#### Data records
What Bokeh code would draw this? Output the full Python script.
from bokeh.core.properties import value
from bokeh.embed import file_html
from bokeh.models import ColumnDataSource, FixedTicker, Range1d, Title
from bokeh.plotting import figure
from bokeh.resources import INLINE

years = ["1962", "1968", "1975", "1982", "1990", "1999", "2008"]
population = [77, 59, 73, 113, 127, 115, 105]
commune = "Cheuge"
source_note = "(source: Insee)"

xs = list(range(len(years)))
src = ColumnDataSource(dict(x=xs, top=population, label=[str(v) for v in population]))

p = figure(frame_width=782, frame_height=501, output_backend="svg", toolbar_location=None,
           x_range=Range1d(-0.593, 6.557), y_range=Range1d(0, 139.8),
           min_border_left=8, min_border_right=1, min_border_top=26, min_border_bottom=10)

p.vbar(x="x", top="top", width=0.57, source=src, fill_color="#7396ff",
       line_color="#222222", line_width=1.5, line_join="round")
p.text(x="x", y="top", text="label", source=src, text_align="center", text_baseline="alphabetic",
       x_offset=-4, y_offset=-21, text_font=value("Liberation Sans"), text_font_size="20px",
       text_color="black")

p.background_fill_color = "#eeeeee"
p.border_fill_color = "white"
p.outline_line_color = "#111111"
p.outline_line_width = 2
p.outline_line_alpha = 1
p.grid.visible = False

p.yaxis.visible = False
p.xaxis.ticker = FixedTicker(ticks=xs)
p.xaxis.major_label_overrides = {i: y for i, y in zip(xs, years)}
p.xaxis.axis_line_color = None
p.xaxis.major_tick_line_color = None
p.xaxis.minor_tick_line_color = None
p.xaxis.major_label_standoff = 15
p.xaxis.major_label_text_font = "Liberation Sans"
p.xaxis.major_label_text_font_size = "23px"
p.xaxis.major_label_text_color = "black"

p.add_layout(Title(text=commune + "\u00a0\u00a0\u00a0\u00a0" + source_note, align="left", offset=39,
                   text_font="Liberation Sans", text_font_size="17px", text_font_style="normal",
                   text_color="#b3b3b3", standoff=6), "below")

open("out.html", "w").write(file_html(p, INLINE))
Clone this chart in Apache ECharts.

#### Stated task
Transcribe each entry exactly.

#### Solution
What Bokeh code would draw this? Output the full Python script.
from bokeh.core.properties import value
from bokeh.embed import file_html
from bokeh.models import ColumnDataSource, FixedTicker, Range1d, Title
from bokeh.plotting import figure
from bokeh.resources import INLINE

years = ["1962", "1968", "1975", "1982", "1990", "1999", "2008"]
population = [77, 59, 73, 113, 127, 115, 105]
commune = "Cheuge"
source_note = "(source: Insee)"

xs = list(range(len(years)))
src = ColumnDataSource(dict(x=xs, top=population, label=[str(v) for v in population]))

p = figure(frame_width=782, frame_height=501, output_backend="svg", toolbar_location=None,
           x_range=Range1d(-0.593, 6.557), y_range=Range1d(0, 139.8),
           min_border_left=8, min_border_right=1, min_border_top=26, min_border_bottom=10)

p.vbar(x="x", top="top", width=0.57, source=src, fill_color="#7396ff",
       line_color="#222222", line_width=1.5, line_join="round")
p.text(x="x", y="top", text="label", source=src, text_align="center", text_baseline="alphabetic",
       x_offset=-4, y_offset=-21, text_font=value("Liberation Sans"), text_font_size="20px",
       text_color="black")

p.background_fill_color = "#eeeeee"
p.border_fill_color = "white"
p.outline_line_color = "#111111"
p.outline_line_width = 2
p.outline_line_alpha = 1
p.grid.visible = False

p.yaxis.visible = False
p.xaxis.ticker = FixedTicker(ticks=xs)
p.xaxis.major_label_overrides = {i: y for i, y in zip(xs, years)}
p.xaxis.axis_line_color = None
p.xaxis.major_tick_line_color = None
p.xaxis.minor_tick_line_color = None
p.xaxis.major_label_standoff = 15
p.xaxis.major_label_text_font = "Liberation Sans"
p.xaxis.major_label_text_font_size = "23px"
p.xaxis.major_label_text_color = "black"

p.add_layout(Title(text=commune + "\u00a0\u00a0\u00a0\u00a0" + source_note, align="left", offset=39,
                   text_font="Liberation Sans", text_font_size="17px", text_font_style="normal",
                   text_color="#b3b3b3", standoff=6), "below")

open("out.html", "w").write(file_html(p, INLINE))
Clone this chart in Apache ECharts.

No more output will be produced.